### EXERCISE BRIEF
Give the data again exactly, from its opening line through the line in which "240, 260, 280];" appears.
>>>
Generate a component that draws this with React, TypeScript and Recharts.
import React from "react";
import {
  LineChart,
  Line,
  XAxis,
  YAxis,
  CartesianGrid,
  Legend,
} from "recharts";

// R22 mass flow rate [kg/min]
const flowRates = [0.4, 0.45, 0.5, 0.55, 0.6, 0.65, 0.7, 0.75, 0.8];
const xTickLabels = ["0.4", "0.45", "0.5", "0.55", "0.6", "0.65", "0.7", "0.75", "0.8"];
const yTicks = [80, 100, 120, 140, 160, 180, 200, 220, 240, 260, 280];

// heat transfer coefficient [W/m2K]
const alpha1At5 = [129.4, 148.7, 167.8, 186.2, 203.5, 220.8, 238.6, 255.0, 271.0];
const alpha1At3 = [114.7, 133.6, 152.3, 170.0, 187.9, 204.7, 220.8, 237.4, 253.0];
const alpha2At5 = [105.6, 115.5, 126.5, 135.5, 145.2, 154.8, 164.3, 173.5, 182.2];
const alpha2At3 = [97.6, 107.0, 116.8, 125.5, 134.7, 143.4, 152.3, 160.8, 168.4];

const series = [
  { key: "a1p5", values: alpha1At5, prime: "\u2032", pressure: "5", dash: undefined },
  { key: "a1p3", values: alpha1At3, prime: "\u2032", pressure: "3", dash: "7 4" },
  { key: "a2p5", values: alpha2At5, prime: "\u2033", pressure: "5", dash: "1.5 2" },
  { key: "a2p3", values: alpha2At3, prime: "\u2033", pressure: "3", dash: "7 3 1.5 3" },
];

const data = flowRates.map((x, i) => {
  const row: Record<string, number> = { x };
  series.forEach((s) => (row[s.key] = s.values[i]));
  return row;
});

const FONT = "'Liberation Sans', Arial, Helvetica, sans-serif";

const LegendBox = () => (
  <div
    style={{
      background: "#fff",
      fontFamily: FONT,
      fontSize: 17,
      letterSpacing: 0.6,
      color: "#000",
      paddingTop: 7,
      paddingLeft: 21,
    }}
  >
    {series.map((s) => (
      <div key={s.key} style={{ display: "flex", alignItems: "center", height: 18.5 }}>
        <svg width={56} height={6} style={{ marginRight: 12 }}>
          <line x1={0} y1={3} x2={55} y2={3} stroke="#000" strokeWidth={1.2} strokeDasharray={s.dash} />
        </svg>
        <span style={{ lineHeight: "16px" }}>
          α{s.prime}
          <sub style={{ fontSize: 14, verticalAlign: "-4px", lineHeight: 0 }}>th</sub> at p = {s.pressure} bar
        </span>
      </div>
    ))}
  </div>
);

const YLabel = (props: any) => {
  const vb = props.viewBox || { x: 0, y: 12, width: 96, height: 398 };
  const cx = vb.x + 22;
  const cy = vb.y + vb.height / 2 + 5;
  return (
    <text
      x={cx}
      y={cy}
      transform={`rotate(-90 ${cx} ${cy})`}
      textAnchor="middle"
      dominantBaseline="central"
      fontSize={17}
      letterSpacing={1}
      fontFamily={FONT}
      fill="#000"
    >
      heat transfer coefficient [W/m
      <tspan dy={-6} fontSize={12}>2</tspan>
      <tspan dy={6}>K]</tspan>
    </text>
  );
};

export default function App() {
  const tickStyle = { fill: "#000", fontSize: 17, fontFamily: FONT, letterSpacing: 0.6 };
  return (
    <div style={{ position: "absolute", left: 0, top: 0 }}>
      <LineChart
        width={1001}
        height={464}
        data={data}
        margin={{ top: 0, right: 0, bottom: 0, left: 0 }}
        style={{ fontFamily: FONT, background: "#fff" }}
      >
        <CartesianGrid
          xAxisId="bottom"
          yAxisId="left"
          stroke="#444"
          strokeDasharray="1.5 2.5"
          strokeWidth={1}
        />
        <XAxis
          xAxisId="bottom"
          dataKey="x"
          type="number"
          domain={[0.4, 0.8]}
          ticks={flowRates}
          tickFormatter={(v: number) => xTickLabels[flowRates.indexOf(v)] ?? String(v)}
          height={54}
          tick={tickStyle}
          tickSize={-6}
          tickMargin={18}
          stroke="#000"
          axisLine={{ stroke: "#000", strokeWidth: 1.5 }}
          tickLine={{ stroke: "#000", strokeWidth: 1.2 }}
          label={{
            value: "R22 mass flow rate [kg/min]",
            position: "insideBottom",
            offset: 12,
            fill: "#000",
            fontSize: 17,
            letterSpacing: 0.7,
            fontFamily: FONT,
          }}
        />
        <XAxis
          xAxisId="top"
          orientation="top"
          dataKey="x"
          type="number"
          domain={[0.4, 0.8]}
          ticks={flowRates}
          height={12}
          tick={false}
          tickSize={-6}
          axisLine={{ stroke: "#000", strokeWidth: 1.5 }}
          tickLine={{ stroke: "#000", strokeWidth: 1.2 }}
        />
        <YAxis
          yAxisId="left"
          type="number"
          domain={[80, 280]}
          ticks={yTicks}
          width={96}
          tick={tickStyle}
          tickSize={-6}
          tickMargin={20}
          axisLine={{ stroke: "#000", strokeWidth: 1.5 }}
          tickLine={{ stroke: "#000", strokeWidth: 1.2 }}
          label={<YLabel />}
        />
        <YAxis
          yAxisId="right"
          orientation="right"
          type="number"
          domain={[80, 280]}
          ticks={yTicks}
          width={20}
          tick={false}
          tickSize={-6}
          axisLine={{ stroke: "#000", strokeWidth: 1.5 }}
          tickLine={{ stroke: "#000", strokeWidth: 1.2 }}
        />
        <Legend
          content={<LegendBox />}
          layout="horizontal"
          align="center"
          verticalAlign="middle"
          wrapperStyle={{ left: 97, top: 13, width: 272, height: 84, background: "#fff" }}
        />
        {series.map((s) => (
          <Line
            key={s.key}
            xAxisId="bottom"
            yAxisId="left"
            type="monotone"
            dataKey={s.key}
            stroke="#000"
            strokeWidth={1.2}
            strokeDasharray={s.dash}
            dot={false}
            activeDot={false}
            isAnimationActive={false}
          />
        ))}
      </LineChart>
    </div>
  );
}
<<<
### RESPONSE BELOW
Generate a component that draws this with React, TypeScript and Recharts.
import React from "react";
import {
  LineChart,
  Line,
  XAxis,
  YAxis,
  CartesianGrid,
  Legend,
} from "recharts";

// R22 mass flow rate [kg/min]
const flowRates = [0.4, 0.45, 0.5, 0.55, 0.6, 0.65, 0.7, 0.75, 0.8];
const xTickLabels = ["0.4", "0.45", "0.5", "0.55", "0.6", "0.65", "0.7", "0.75", "0.8"];
const yTicks = [80, 100, 120, 140, 160, 180, 200, 220, 240, 260, 280];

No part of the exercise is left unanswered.